— Supplied material —
>>>
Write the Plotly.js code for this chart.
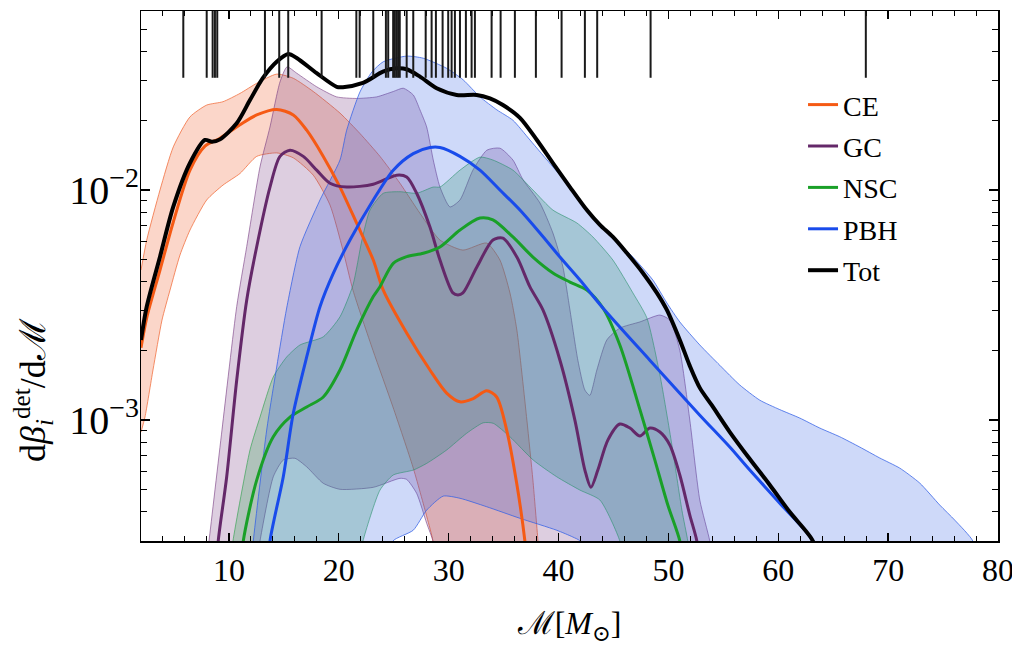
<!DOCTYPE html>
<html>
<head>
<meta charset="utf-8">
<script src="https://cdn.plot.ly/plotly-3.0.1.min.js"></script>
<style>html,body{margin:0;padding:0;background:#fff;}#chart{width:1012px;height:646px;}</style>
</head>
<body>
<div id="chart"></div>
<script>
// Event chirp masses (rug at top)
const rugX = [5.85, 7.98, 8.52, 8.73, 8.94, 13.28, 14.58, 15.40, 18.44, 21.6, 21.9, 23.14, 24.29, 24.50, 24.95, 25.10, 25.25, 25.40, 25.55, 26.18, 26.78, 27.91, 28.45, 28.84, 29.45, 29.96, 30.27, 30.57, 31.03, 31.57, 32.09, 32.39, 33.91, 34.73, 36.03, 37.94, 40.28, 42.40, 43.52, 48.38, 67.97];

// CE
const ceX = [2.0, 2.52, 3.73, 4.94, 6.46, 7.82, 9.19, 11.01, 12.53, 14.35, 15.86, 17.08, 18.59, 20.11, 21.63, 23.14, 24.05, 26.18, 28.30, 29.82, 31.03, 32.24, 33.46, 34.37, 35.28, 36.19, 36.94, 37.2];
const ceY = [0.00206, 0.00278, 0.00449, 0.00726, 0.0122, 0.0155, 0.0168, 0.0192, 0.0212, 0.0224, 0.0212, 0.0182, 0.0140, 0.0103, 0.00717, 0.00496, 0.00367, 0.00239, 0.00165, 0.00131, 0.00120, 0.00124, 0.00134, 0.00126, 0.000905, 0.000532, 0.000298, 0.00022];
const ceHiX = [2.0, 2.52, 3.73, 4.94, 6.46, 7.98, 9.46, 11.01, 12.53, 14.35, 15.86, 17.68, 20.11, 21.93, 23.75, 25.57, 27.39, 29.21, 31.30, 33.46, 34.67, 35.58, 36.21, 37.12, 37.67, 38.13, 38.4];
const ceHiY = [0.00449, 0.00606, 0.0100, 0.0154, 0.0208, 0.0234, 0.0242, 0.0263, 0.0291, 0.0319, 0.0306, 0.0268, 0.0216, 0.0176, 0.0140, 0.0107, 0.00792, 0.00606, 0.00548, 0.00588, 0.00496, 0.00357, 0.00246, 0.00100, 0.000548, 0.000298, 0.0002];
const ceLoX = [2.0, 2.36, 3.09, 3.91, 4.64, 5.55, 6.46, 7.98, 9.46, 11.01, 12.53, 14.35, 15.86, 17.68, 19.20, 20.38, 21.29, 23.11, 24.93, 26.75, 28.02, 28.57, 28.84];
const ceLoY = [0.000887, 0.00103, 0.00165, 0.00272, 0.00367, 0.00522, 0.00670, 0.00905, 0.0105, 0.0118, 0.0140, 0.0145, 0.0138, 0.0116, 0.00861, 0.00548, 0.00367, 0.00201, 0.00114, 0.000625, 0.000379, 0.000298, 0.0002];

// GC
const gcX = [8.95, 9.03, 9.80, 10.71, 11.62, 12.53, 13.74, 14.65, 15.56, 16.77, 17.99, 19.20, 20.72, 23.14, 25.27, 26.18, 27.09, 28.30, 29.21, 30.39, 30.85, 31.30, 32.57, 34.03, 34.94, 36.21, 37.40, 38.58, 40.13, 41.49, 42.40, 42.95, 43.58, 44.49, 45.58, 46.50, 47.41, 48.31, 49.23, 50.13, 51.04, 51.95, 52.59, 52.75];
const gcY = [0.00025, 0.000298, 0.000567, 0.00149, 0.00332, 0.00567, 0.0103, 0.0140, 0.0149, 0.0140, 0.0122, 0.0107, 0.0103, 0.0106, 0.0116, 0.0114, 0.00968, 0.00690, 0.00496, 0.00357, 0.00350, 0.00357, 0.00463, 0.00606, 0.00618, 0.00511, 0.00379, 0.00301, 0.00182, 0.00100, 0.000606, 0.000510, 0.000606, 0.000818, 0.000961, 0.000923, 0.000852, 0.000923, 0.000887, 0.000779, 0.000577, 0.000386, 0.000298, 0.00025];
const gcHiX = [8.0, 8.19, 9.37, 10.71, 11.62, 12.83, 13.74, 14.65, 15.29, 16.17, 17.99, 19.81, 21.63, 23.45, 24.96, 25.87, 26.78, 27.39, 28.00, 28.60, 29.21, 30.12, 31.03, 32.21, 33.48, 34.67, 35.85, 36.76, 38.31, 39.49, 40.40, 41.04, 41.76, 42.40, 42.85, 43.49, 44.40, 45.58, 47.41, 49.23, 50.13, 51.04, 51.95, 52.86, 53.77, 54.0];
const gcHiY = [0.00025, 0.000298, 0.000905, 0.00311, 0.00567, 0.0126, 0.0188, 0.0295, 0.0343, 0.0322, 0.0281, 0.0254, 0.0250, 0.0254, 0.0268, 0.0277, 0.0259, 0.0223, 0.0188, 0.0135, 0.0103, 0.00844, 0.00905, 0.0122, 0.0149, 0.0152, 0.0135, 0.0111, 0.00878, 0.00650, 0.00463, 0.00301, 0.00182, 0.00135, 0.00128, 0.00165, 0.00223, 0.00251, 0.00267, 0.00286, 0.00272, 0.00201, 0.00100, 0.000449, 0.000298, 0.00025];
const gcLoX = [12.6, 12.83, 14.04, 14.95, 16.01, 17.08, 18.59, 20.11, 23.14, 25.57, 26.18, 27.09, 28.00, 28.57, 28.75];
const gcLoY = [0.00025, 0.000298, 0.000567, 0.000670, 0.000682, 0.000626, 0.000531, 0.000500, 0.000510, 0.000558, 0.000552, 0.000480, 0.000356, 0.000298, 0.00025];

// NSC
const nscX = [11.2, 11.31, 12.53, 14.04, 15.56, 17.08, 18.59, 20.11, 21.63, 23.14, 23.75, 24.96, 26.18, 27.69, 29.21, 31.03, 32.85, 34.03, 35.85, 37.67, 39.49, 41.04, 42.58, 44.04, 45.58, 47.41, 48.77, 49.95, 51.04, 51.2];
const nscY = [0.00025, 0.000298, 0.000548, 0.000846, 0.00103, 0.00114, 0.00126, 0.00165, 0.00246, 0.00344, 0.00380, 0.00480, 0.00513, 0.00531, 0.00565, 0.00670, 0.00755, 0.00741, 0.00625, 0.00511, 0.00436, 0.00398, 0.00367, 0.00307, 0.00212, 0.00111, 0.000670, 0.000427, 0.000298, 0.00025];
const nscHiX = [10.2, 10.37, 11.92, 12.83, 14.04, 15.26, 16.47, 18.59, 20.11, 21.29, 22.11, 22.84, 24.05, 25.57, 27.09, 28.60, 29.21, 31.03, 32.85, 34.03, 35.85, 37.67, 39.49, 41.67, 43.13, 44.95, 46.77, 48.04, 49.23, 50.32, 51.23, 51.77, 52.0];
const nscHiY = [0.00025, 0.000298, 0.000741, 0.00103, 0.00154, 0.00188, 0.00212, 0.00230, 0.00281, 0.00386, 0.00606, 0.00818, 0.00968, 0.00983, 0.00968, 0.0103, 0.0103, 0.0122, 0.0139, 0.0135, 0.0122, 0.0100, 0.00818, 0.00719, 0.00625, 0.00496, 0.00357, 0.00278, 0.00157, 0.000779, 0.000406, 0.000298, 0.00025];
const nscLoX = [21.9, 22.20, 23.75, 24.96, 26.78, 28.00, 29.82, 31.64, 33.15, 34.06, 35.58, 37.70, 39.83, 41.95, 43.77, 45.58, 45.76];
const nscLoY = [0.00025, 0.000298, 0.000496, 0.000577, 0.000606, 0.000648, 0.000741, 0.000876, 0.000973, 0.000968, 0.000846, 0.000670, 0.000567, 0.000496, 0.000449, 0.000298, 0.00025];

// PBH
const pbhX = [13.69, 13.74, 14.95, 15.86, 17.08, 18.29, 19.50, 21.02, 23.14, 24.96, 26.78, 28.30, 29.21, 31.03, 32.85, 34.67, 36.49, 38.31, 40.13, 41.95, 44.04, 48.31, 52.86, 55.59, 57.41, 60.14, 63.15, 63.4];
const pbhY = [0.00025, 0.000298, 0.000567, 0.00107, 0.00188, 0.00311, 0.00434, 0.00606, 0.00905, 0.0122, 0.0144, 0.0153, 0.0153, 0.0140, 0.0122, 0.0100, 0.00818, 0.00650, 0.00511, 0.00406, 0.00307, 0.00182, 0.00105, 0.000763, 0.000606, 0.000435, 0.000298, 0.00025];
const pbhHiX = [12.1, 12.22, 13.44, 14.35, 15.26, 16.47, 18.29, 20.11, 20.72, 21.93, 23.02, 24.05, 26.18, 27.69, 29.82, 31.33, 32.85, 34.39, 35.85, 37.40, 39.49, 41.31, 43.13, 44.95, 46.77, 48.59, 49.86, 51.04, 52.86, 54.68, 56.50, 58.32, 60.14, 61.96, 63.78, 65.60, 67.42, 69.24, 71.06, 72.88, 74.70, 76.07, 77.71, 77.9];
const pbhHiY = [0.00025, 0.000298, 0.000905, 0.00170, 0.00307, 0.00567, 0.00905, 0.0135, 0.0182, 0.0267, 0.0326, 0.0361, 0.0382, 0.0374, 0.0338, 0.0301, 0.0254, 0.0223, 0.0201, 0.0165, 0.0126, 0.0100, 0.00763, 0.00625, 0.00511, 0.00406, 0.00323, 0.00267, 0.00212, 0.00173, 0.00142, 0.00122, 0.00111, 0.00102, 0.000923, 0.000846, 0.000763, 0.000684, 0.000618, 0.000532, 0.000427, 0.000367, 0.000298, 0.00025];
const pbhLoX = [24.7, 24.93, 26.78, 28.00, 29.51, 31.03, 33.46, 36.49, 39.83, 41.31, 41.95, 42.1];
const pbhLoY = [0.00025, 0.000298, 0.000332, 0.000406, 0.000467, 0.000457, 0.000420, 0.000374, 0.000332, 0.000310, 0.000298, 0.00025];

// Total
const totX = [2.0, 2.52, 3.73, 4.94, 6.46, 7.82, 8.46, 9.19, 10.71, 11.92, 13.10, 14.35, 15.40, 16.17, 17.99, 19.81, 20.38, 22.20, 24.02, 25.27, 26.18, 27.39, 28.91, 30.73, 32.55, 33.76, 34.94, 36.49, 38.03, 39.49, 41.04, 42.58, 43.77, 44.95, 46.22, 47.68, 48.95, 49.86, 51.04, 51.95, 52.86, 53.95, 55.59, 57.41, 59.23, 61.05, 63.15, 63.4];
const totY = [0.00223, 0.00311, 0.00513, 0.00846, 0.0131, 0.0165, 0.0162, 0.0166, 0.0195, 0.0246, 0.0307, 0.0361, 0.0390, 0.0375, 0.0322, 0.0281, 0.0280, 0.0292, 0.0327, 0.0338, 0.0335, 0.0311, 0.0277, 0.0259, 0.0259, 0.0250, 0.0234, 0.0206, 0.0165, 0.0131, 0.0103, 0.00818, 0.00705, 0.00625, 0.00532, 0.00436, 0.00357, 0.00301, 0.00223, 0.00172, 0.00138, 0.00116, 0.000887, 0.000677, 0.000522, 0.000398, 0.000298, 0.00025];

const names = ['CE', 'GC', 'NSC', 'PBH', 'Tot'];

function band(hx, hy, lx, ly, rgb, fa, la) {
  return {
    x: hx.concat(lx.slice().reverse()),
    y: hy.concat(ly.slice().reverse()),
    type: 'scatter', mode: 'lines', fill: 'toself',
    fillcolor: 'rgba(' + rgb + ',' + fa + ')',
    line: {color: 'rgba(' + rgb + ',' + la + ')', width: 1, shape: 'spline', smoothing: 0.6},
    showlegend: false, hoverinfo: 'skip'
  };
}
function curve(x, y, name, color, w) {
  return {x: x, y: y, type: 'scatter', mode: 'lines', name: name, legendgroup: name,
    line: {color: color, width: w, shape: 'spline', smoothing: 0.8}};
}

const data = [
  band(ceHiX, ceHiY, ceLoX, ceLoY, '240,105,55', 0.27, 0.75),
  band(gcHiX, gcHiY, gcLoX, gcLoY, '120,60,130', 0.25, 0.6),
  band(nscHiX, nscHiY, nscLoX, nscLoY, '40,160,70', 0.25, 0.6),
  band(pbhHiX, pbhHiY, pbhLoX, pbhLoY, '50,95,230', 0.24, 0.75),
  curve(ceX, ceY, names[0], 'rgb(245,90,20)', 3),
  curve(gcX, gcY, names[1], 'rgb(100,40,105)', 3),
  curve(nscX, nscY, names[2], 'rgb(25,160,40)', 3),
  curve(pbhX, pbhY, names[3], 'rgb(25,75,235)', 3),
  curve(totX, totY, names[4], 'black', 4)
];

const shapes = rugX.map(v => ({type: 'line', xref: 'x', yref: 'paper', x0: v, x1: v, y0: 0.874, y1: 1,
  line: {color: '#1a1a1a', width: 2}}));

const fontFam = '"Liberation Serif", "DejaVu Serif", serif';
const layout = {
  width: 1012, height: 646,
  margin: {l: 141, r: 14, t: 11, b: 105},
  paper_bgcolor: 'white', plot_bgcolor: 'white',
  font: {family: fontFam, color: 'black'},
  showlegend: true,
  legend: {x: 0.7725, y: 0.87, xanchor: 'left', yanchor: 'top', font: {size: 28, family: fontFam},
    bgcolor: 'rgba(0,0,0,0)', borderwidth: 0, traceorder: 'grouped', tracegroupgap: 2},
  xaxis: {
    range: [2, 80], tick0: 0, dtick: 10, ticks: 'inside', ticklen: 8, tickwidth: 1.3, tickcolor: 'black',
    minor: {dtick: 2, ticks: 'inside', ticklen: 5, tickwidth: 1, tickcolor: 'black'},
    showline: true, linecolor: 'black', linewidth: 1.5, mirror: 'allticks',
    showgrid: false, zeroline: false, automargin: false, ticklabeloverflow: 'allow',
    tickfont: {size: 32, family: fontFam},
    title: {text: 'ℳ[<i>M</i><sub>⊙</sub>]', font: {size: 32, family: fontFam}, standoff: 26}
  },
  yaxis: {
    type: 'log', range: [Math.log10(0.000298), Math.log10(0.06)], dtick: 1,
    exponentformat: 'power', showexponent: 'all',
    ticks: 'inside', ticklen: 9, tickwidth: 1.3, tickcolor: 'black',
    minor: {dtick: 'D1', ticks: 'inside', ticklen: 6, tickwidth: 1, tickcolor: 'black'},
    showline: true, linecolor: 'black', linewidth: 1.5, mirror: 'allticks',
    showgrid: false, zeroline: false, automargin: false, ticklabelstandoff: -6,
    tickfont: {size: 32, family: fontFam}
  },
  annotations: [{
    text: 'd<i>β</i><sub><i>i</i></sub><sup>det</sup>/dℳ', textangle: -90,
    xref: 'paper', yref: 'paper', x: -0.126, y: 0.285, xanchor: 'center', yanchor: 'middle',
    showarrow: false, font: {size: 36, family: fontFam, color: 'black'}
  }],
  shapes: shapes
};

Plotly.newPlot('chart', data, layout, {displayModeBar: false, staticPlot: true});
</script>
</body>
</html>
<<<
— Exercise prompt —
Reproduce the data above word for word from its first line through the line that holds "43.52, 48.38, 67.97];", both ends included; skip pictures.

— Finished exercise —
Write the Plotly.js code for this chart.
<!DOCTYPE html>
<html>
<head>
<meta charset="utf-8">
<script src="https://cdn.plot.ly/plotly-3.0.1.min.js"></script>
<style>html,body{margin:0;padding:0;background:#fff;}#chart{width:1012px;height:646px;}</style>
</head>
<body>
<div id="chart"></div>
<script>
// Event chirp masses (rug at top)
const rugX = [5.85, 7.98, 8.52, 8.73, 8.94, 13.28, 14.58, 15.40, 18.44, 21.6, 21.9, 23.14, 24.29, 24.50, 24.95, 25.10, 25.25, 25.40, 25.55, 26.18, 26.78, 27.91, 28.45, 28.84, 29.45, 29.96, 30.27, 30.57, 31.03, 31.57, 32.09, 32.39, 33.91, 34.73, 36.03, 37.94, 40.28, 42.40, 43.52, 48.38, 67.97];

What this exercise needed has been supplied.